Given that he does, as I said, have some substantial level of notoriety among what you might consider to be something of the musical cognoscenti, there is a sort of common misconception among many people that holds the belief that if a musician is fairly well known, and especially if they have had a long career, that they must be rolling in cash. The reality is often very different. When Holdsworth died a few weeks ago, along with the usual spread of the news via the web including the social media world came a story of someone setting up an online digital collection fund for his family to try to gather enough money to give the man a proper funeral. The word “tragic” is overused and slightly abused, and this story is one that merits the use of the word to describe it.

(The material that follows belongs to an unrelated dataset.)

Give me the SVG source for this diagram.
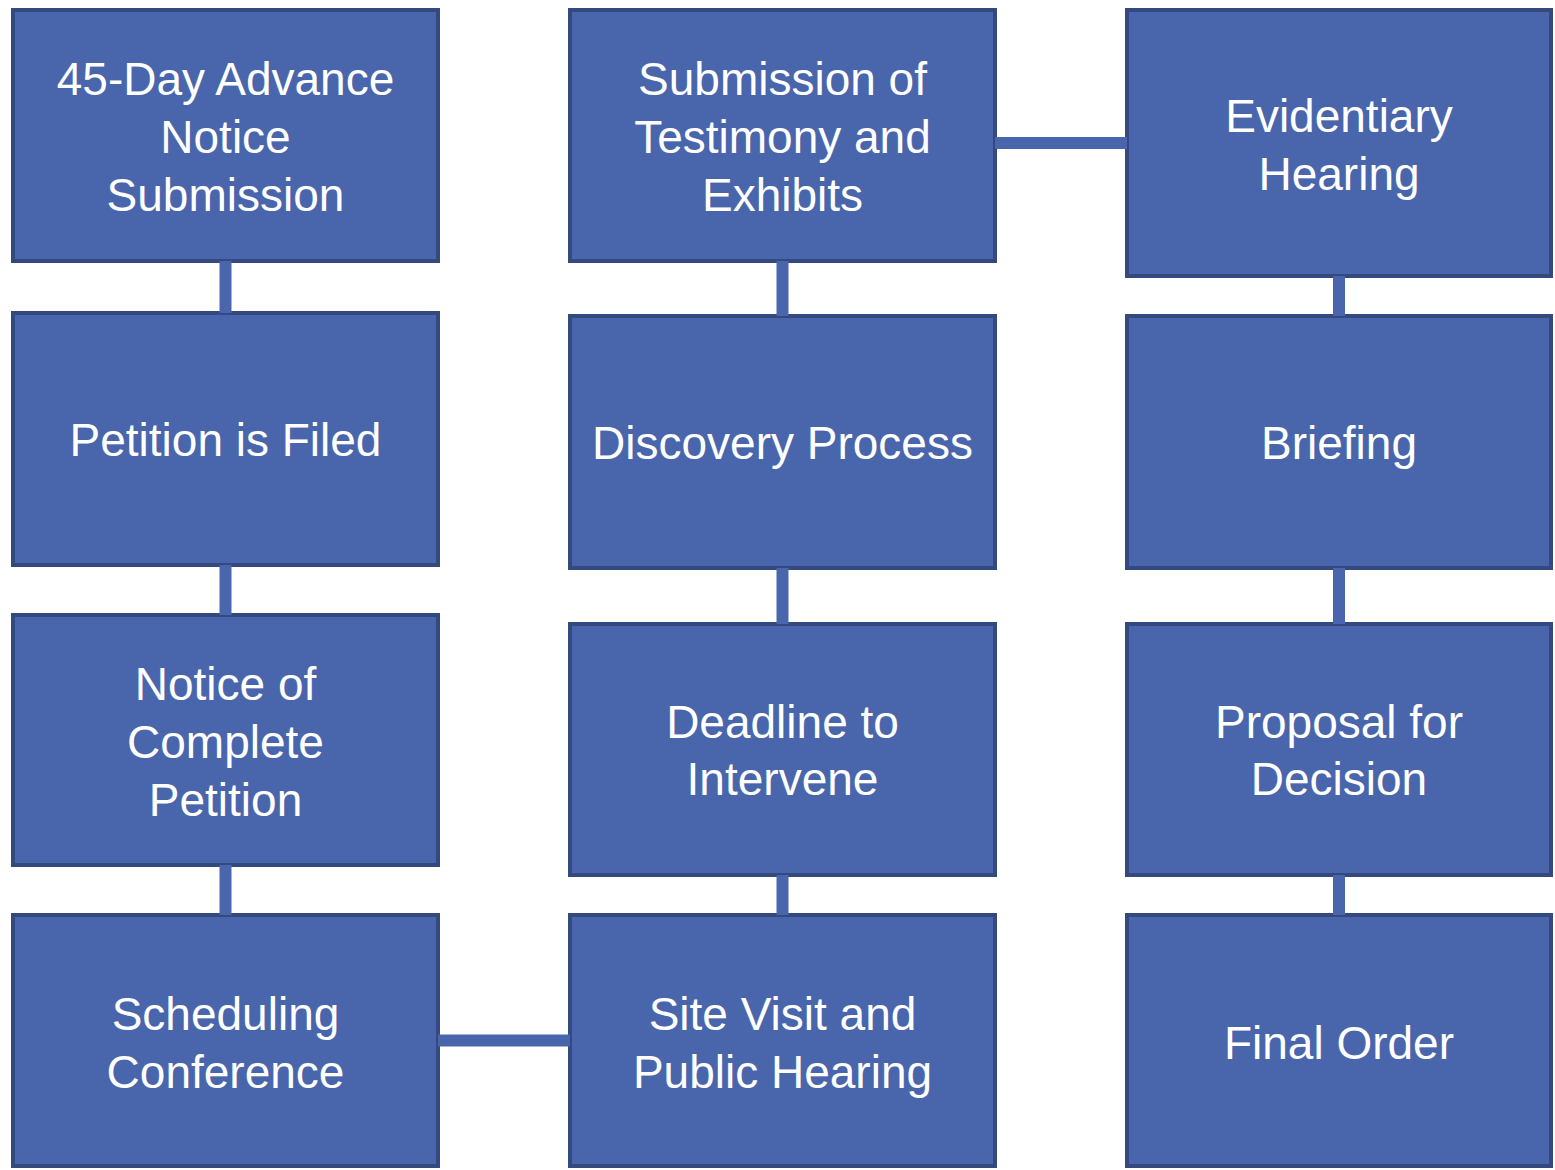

Now, if people unfamiliar with Allan Holdsworth go and check out some of his work, many people are likely to find the stuff to be a little impenetrable and come to a conclusion that it would be not be very popular music. Nearly all of it was extremely complex and not at all what you would call light listening. It could be very easy for people to miss the point, not only in the music itself, but the suggestion that it should have met with much more financial reward. The sheer excellence and energetic imagination and performance of the stuff should have brought a larger audience and more economic benefit to Holdsworth and his associates. It would have been unrealistic to expect that he would have been a household name with luxury homes around the world, a collection of exotic cars, boats, and aircraft, and whatever, but he should have been very comfortable, indeed.
Of course, the current state of the music business is pretty strange anyway, and that probably needs a book or three to fully examine things.